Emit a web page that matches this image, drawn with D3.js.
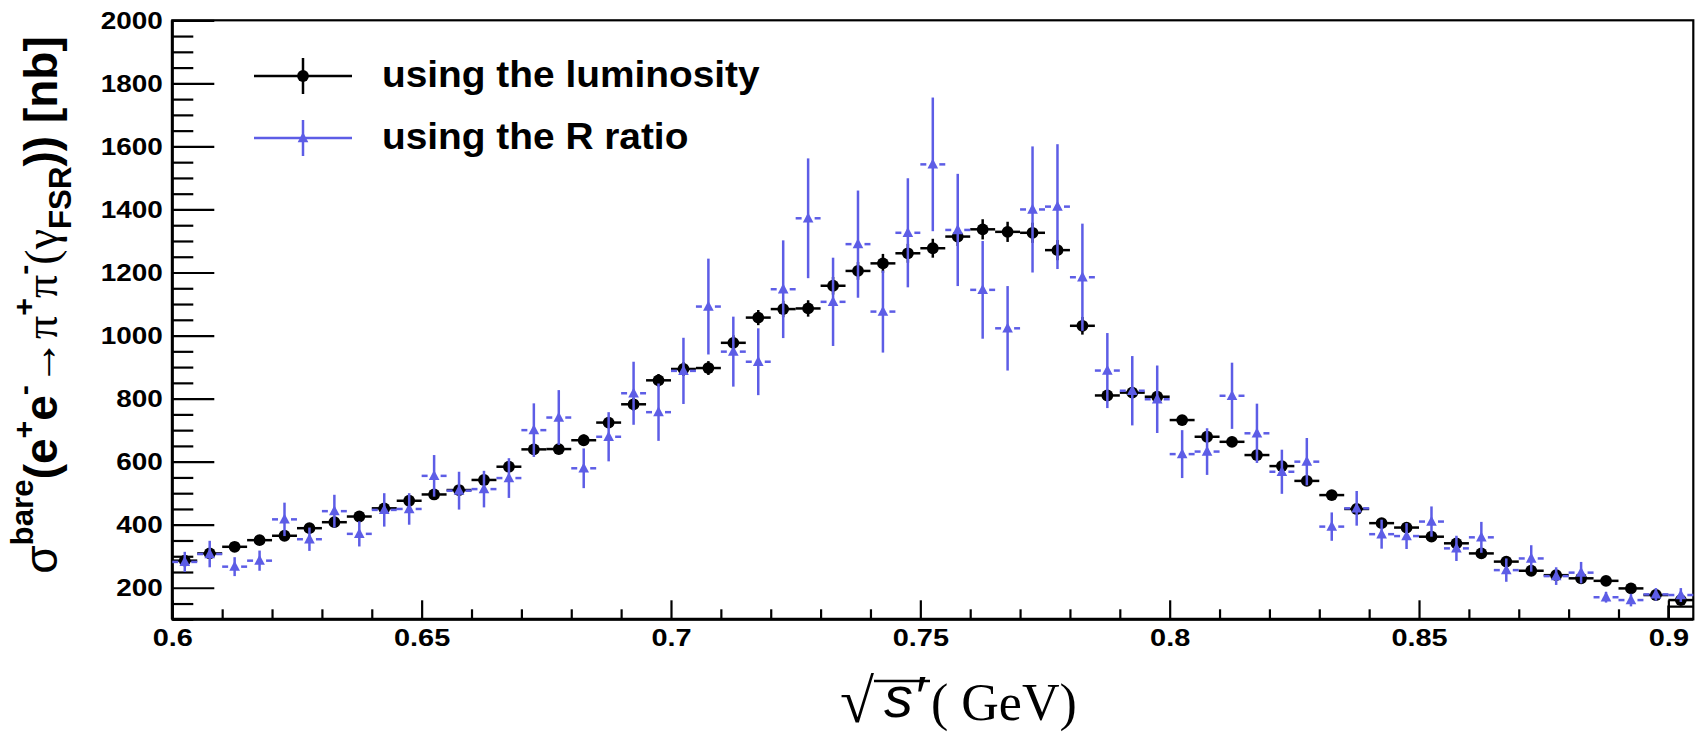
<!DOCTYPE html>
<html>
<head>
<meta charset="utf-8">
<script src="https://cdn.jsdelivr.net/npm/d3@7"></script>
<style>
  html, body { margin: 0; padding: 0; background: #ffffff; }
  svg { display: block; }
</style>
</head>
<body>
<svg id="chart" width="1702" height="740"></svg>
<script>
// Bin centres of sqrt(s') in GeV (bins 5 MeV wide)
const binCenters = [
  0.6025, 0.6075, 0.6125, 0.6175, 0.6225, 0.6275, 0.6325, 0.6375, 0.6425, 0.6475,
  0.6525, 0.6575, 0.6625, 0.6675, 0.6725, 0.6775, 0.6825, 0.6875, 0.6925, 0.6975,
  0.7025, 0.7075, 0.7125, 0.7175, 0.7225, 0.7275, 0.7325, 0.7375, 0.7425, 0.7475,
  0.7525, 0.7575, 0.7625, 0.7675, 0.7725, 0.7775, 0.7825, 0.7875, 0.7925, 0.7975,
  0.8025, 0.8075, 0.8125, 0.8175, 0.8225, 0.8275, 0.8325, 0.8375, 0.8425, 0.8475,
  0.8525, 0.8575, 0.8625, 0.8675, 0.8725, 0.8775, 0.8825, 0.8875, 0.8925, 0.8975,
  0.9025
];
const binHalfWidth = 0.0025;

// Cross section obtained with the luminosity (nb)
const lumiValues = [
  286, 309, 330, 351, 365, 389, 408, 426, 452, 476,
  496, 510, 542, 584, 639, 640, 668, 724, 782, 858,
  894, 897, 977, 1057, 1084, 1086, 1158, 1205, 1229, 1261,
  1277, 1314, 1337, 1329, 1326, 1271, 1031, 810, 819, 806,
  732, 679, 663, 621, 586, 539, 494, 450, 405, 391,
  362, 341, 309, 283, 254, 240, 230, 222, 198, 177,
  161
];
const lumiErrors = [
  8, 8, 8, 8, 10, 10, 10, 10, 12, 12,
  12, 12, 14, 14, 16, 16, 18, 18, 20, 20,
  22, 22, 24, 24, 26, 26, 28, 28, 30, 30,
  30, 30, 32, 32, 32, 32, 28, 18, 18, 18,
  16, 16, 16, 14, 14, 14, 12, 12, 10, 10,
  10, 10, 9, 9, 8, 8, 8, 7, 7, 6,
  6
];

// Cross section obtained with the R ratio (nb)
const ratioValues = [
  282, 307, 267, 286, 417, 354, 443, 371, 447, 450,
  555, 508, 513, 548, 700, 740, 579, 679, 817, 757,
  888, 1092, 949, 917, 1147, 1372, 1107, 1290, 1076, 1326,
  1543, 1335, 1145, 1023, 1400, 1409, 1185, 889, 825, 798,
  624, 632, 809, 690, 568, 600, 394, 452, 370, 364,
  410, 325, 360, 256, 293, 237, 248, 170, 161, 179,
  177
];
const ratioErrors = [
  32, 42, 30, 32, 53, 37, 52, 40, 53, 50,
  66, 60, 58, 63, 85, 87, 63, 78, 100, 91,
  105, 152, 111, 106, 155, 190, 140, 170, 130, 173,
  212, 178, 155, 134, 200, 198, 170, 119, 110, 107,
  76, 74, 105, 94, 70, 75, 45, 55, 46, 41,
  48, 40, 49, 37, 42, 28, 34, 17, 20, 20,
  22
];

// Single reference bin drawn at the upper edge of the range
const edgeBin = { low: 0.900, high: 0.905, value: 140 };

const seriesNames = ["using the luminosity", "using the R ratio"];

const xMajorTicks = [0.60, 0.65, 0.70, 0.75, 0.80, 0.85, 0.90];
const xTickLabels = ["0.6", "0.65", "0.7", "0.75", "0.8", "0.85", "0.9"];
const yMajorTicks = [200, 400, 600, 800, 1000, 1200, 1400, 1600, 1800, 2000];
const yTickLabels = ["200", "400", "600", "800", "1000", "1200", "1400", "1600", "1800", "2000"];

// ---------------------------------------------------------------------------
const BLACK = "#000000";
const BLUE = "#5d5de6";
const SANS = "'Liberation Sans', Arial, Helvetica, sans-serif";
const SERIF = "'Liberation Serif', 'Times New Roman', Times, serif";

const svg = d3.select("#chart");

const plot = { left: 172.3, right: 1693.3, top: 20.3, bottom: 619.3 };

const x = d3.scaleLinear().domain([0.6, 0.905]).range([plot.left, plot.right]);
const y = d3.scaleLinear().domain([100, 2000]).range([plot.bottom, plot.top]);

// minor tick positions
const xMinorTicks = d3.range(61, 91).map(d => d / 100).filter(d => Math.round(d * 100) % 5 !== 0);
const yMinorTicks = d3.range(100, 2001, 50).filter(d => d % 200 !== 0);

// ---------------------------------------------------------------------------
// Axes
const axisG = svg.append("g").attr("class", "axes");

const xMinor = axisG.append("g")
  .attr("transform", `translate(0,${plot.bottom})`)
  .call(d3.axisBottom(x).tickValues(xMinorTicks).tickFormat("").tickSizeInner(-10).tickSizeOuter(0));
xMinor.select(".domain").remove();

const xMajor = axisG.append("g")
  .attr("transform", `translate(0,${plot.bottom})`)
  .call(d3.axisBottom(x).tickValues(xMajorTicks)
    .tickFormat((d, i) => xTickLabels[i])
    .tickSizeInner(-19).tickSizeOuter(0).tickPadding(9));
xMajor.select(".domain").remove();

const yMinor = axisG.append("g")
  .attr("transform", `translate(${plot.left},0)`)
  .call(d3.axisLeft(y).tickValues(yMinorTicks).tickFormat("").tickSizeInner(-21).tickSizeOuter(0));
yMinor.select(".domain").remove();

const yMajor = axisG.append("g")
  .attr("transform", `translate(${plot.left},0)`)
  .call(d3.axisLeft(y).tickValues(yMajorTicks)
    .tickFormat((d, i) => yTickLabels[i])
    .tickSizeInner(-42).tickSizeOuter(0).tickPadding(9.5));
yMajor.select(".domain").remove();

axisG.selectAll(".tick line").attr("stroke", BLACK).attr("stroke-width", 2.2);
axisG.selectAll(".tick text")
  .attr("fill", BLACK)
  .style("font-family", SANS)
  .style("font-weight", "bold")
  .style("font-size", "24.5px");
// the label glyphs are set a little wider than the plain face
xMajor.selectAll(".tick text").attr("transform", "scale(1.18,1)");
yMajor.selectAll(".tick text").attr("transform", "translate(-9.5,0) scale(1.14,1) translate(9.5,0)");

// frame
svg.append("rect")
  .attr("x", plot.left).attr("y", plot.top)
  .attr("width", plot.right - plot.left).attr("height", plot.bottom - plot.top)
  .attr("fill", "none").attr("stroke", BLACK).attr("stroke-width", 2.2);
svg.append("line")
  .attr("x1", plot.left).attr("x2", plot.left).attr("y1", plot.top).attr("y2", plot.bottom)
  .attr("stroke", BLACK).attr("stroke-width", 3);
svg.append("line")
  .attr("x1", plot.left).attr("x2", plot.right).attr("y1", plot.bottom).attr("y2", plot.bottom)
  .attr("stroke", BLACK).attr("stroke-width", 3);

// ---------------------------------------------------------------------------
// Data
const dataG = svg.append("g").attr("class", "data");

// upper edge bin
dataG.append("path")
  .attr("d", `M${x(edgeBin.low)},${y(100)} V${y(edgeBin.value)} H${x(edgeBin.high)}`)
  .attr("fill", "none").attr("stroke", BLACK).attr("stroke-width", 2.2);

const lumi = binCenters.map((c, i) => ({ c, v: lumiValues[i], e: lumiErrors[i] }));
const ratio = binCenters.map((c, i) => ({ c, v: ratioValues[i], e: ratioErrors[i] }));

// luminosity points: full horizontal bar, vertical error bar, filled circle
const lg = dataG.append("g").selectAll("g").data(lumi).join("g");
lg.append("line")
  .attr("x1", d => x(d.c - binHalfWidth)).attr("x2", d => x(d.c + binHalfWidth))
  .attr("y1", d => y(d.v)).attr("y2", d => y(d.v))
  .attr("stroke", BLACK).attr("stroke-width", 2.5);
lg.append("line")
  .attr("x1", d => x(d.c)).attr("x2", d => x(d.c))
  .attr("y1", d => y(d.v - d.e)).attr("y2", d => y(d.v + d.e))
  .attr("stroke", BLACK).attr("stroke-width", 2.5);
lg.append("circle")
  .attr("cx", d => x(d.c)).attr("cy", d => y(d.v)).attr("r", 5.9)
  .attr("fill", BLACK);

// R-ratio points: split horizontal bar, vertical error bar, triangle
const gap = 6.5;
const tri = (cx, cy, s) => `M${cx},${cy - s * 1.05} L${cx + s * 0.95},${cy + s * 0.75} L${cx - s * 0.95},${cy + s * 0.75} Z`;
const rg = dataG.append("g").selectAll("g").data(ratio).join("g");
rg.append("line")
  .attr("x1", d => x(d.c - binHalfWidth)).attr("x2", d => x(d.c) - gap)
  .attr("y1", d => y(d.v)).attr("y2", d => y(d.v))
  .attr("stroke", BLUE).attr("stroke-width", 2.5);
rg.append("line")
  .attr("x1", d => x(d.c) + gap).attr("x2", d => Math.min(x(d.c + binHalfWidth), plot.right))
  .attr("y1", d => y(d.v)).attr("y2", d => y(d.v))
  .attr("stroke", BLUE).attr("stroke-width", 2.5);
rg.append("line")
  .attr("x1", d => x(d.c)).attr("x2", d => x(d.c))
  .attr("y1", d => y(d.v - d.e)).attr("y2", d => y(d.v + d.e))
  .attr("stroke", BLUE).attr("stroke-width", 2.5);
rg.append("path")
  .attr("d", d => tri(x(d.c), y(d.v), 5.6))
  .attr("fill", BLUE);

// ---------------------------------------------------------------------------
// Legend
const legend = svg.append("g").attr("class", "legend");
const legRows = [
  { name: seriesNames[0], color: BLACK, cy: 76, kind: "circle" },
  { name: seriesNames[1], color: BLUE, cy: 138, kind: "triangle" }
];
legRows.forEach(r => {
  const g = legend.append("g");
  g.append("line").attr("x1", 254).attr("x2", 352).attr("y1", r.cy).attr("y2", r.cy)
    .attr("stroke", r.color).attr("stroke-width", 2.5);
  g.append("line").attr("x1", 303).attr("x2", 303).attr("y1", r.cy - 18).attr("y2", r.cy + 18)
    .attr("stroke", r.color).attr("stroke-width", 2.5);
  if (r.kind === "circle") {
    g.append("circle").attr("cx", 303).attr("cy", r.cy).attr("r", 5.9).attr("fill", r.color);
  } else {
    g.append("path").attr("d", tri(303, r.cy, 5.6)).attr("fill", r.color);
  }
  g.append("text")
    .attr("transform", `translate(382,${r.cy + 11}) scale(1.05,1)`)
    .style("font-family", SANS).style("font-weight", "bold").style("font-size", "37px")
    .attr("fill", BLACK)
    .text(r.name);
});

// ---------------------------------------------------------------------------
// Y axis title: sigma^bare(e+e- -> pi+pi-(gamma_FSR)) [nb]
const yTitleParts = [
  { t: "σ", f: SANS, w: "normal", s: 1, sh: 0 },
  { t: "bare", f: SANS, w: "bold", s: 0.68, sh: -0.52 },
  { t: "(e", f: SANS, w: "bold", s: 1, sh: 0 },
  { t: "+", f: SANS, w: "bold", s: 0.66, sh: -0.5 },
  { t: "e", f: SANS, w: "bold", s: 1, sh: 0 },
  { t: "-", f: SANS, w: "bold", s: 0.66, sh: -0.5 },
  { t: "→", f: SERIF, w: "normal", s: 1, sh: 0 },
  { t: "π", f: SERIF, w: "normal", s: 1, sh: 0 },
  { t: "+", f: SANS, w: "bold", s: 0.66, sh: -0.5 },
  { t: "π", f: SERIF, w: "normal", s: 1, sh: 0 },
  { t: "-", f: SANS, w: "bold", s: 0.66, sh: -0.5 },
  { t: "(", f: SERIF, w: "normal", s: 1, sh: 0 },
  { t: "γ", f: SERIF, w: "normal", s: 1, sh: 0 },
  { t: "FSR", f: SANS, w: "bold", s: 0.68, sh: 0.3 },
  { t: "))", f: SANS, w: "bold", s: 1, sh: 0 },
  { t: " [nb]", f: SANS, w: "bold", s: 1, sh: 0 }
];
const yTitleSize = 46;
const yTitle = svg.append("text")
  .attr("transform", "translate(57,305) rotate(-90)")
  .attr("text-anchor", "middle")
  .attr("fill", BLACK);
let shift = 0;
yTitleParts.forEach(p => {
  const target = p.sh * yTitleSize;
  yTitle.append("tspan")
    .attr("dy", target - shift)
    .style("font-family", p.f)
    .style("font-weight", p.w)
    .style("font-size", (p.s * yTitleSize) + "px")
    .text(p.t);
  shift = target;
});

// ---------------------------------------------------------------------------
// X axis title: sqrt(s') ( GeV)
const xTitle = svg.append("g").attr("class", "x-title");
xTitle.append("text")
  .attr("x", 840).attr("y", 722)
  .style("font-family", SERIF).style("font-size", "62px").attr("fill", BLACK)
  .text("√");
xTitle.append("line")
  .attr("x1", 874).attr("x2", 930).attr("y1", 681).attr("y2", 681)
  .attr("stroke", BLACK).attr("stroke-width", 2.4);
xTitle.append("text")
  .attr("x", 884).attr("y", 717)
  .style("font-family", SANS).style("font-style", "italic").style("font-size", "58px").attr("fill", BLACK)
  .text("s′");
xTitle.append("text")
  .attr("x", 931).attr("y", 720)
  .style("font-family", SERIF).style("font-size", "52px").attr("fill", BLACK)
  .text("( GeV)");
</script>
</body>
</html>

§ **SET EXERCISE**
Scan the data above; copy every line where "with" appears.

§ **COMPLETED TASK**
Emit a web page that matches this image, drawn with D3.js.
// Cross section obtained with the luminosity (nb)
// Cross section obtained with the R ratio (nb)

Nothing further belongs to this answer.